In the past, the answer was to rely on recruiting experts and your own experience to analyze resumes, and to hope that some fraction of your time interviewing was well spent. But as others in this thread have pointed out, the quality of resumes as a signal is rapidly decreasing with AI. So now the question is what the new signal should be.

The purpose of hiring is really just to understand three things: (1) can the person do the job, (2) will I and the rest of the team want to work with them for the foreseeable future, and (3) are there any red flags. The latter two are assessed in interviews or backchanneling. But the first, "can this person do the job," is the one that has gotten much harder to tell from the resume alone.

What does "can the person do the job" even mean in the era of AI? For SWE, a lot of teams are still leaning on outdated coding challenges that test the ability to write code by hand (quality, organization, efficiency, speed) and the direct knowledge held in someone's head (vocabulary, concepts, tools). But what we actually need to test for is much more nebulous: thought process, judgment, knowing what questions to ask, taste, context switching, and how the candidate does all of this with AI effectively. Traditional coding challenges (where you prohibit cheating as much as possible) get at some of this, but they're no longer the optimal solution. They're an old comfortable solution being applied to a more modern, complicated problem.

I said this in another comment in this thread, but the best thing to do is offer an open-ended question. One that doesn't have a concrete answer, and one they're free to answer however they wish. Like a Turing test, 5 minutes at most is enough. Want to use AI? Great. Want to curate your answer? Great. Ask them to architect something. Describe a bug and ask if it should be fixed. If they think it should, ask how they'd approach debugging. Or ask about a technical decision they've made that they're not sure was right, and have them make the case for the other choice.
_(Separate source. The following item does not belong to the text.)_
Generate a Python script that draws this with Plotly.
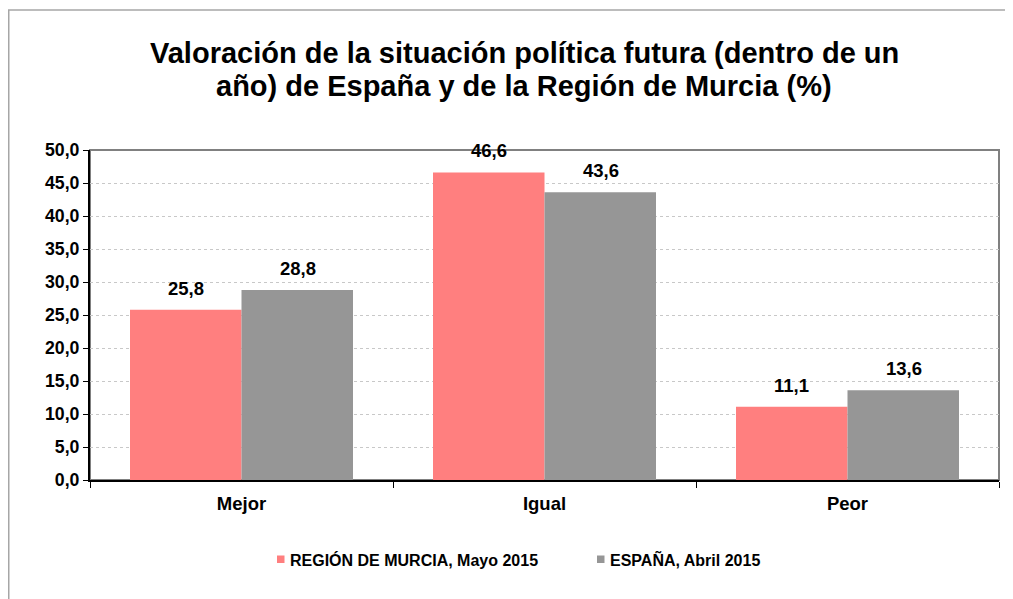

The same approach works in other domains. For sales, have them sell to someone in a specific scenario. For marketing, ask about a campaign they didn't like and what they would have done differently. For accounting, ask about the most common problems they've run into with clients and internal stakeholders, and how they handled those situations.

The goal is to get them talking on video for 2 to 5 minutes about something real that matters to the role. And whenever they put in the effort to do this, give them transparency. Let them know you've personally received it and will watch it. Follow up with an actual response out of respect for their time, even if the answer is no.

To anyone worried about the time this takes: (1) it immediately weeds out low-interest candidates, (2) I'd rather watch a few-minute video than do a 30-minute phone screen based on a resume alone for someone who's obviously not a fit, and (3) multiple stakeholders can watch the same video and form a baseline for their own follow-up interviews. It makes the rest of the process better, not worse.